| WHAT TO WORK ON |
Set down each line of the data below exactly as it stands, dropping the pictures.

| DATA EXCERPT |
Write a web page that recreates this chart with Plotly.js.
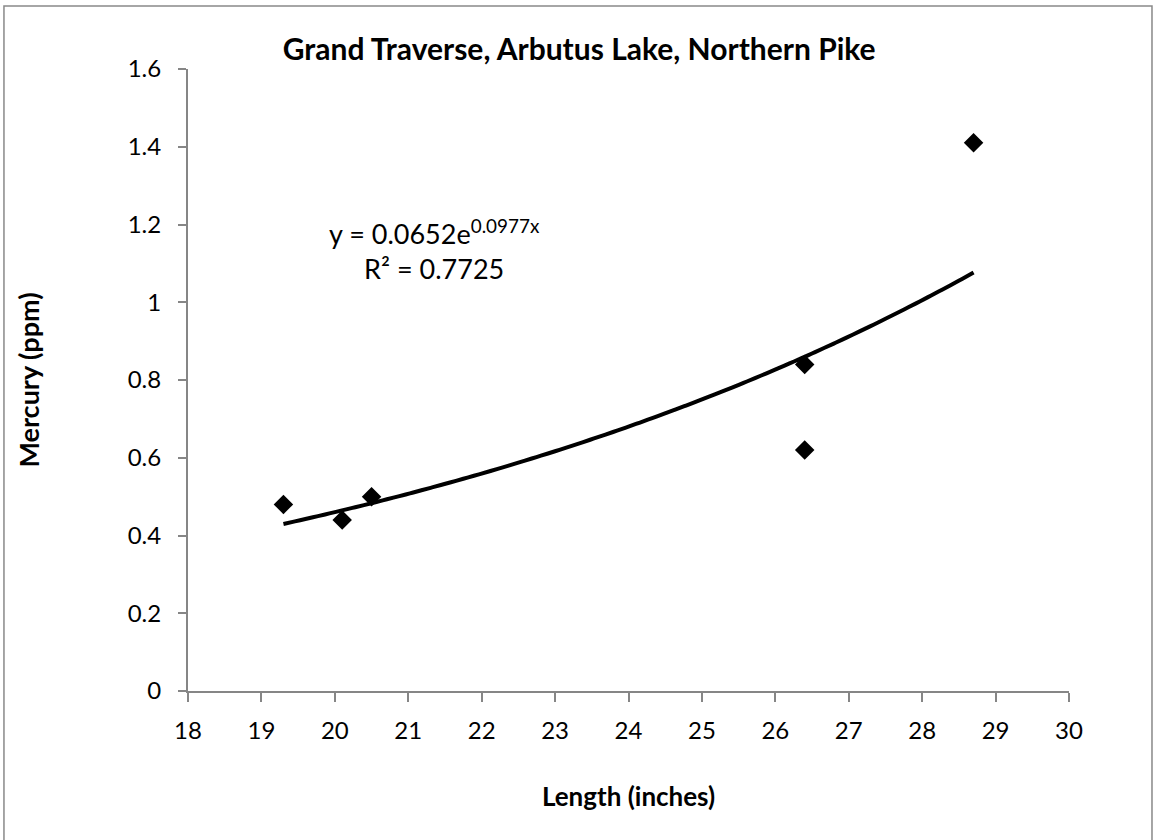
<!DOCTYPE html>
<html>
<head>
<meta charset="utf-8">
<script src="https://cdn.plot.ly/plotly-3.0.1.min.js"></script>
<style>body{margin:0;padding:0;background:#fff;}#chart{width:1156px;height:840px;}</style>
</head>
<body>
<div id="chart"></div>
<script>
// Data
const lengthInches = [19.3, 20.1, 20.5, 26.4, 26.4, 28.7];
const mercuryPpm = [0.48, 0.44, 0.50, 0.84, 0.62, 1.41];
// Exponential trendline coefficients as printed on the chart
const trendA = 0.0652;
const trendB = 0.0977;
const xTickVals = [18, 19, 20, 21, 22, 23, 24, 25, 26, 27, 28, 29, 30];
const yTickVals = [0, 0.2, 0.4, 0.6, 0.8, 1, 1.2, 1.4, 1.6];

const xMin = Math.min(...lengthInches), xMax = Math.max(...lengthInches);
const trendX = [], trendY = [];
const nSteps = 60;
for (let i = 0; i <= nSteps; i++) {
  const x = xMin + (xMax - xMin) * i / nSteps;
  trendX.push(x);
  trendY.push(trendA * Math.exp(trendB * x));
}

const FONT = 'Lato, "Open Sans", sans-serif';
const axisColor = '#868686';

const data = [
  {
    x: trendX, y: trendY, type: 'scatter', mode: 'lines',
    line: {color: '#000', width: 4, shape: 'spline'},
    hoverinfo: 'skip', showlegend: false
  },
  {
    x: lengthInches, y: mercuryPpm, type: 'scatter', mode: 'markers',
    marker: {symbol: 'diamond', size: 15, color: '#000'},
    showlegend: false
  }
];

const layout = {
  width: 1156, height: 840, autosize: false,
  margin: {l: 188, r: 87, t: 69, b: 149, pad: 0},
  paper_bgcolor: '#fff', plot_bgcolor: '#fff',
  font: {family: FONT, color: '#000', size: 24},
  title: {
    text: '<b>Grand Traverse, Arbutus Lake, Northern Pike</b>',
    font: {family: FONT, size: 30, color: '#000'},
    x: 0.501, xanchor: 'center', y: 0.941, yanchor: 'middle', xref: 'container'
  },
  xaxis: {
    range: [18, 30], tickvals: xTickVals, ticktext: xTickVals.map(String),
    showgrid: false, zeroline: false, showline: true,
    linecolor: axisColor, linewidth: 2,
    ticks: 'outside', ticklen: 9, tickwidth: 2, tickcolor: axisColor,
    ticklabelstandoff: 8,
    tickfont: {family: FONT, size: 24, color: '#000'},
    title: {text: '<b>Length (inches)</b>', font: {family: FONT, size: 26, color: '#000'}, standoff: 45}
  },
  yaxis: {
    range: [0, 1.6], tickvals: yTickVals, ticktext: yTickVals.map(String),
    showgrid: false, zeroline: false, showline: true,
    linecolor: axisColor, linewidth: 2,
    ticks: 'outside', ticklen: 8, tickwidth: 2, tickcolor: axisColor,
    ticklabelstandoff: 12,
    tickfont: {family: FONT, size: 24, color: '#000'},
    title: {text: '<b>Mercury (ppm)</b>', font: {family: FONT, size: 27, color: '#000'}, standoff: 80}
  },
  annotations: [{
    x: 21.36, y: 1.135, xref: 'x', yref: 'y',
    text: 'y = 0.0652e<sup>0.0977x</sup><br>R² = 0.7725',
    showarrow: false, align: 'center',
    font: {family: FONT, size: 27, color: '#000'}
  }],
  shapes: [{
    type: 'rect', xref: 'paper', yref: 'paper',
    x0: -0.2089, x1: 1.0942, y0: -0.26, y1: 1.1013,
    line: {color: '#898989', width: 1.5}, fillcolor: 'rgba(0,0,0,0)', layer: 'below'
  }]
};

Plotly.newPlot('chart', data, layout, {displayModeBar: false, staticPlot: true});
</script>
</body>
</html>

| SOLUTION BELOW |
Write a web page that recreates this chart with Plotly.js.
<!DOCTYPE html>
<html>
<head>
<meta charset="utf-8">
<script src="https://cdn.plot.ly/plotly-3.0.1.min.js"></script>
<style>body{margin:0;padding:0;background:#fff;}#chart{width:1156px;height:840px;}</style>
</head>
<body>
<div id="chart"></div>
<script>
// Data
const lengthInches = [19.3, 20.1, 20.5, 26.4, 26.4, 28.7];
const mercuryPpm = [0.48, 0.44, 0.50, 0.84, 0.62, 1.41];
// Exponential trendline coefficients as printed on the chart
const trendA = 0.0652;
const trendB = 0.0977;
const xTickVals = [18, 19, 20, 21, 22, 23, 24, 25, 26, 27, 28, 29, 30];
const yTickVals = [0, 0.2, 0.4, 0.6, 0.8, 1, 1.2, 1.4, 1.6];

const xMin = Math.min(...lengthInches), xMax = Math.max(...lengthInches);
const trendX = [], trendY = [];
const nSteps = 60;
for (let i = 0; i <= nSteps; i++) {
  const x = xMin + (xMax - xMin) * i / nSteps;
  trendX.push(x);
  trendY.push(trendA * Math.exp(trendB * x));
}

const FONT = 'Lato, "Open Sans", sans-serif';
const axisColor = '#868686';

const data = [
  {
    x: trendX, y: trendY, type: 'scatter', mode: 'lines',
    line: {color: '#000', width: 4, shape: 'spline'},
    hoverinfo: 'skip', showlegend: false
  },
  {
    x: lengthInches, y: mercuryPpm, type: 'scatter', mode: 'markers',
    marker: {symbol: 'diamond', size: 15, color: '#000'},
    showlegend: false
  }
];

const layout = {
  width: 1156, height: 840, autosize: false,
  margin: {l: 188, r: 87, t: 69, b: 149, pad: 0},
  paper_bgcolor: '#fff', plot_bgcolor: '#fff',
  font: {family: FONT, color: '#000', size: 24},
  title: {
    text: '<b>Grand Traverse, Arbutus Lake, Northern Pike</b>',
    font: {family: FONT, size: 30, color: '#000'},
    x: 0.501, xanchor: 'center', y: 0.941, yanchor: 'middle', xref: 'container'
  },
  xaxis: {
    range: [18, 30], tickvals: xTickVals, ticktext: xTickVals.map(String),
    showgrid: false, zeroline: false, showline: true,
    linecolor: axisColor, linewidth: 2,
    ticks: 'outside', ticklen: 9, tickwidth: 2, tickcolor: axisColor,
    ticklabelstandoff: 8,
    tickfont: {family: FONT, size: 24, color: '#000'},
    title: {text: '<b>Length (inches)</b>', font: {family: FONT, size: 26, color: '#000'}, standoff: 45}
  },
  yaxis: {
    range: [0, 1.6], tickvals: yTickVals, ticktext: yTickVals.map(String),
    showgrid: false, zeroline: false, showline: true,
    linecolor: axisColor, linewidth: 2,
    ticks: 'outside', ticklen: 8, tickwidth: 2, tickcolor: axisColor,
    ticklabelstandoff: 12,
    tickfont: {family: FONT, size: 24, color: '#000'},
    title: {text: '<b>Mercury (ppm)</b>', font: {family: FONT, size: 27, color: '#000'}, standoff: 80}
  },
  annotations: [{
    x: 21.36, y: 1.135, xref: 'x', yref: 'y',
    text: 'y = 0.0652e<sup>0.0977x</sup><br>R² = 0.7725',
    showarrow: false, align: 'center',
    font: {family: FONT, size: 27, color: '#000'}
  }],
  shapes: [{
    type: 'rect', xref: 'paper', yref: 'paper',
    x0: -0.2089, x1: 1.0942, y0: -0.26, y1: 1.1013,
    line: {color: '#898989', width: 1.5}, fillcolor: 'rgba(0,0,0,0)', layer: 'below'
  }]
};

Plotly.newPlot('chart', data, layout, {displayModeBar: false, staticPlot: true});
</script>
</body>
</html>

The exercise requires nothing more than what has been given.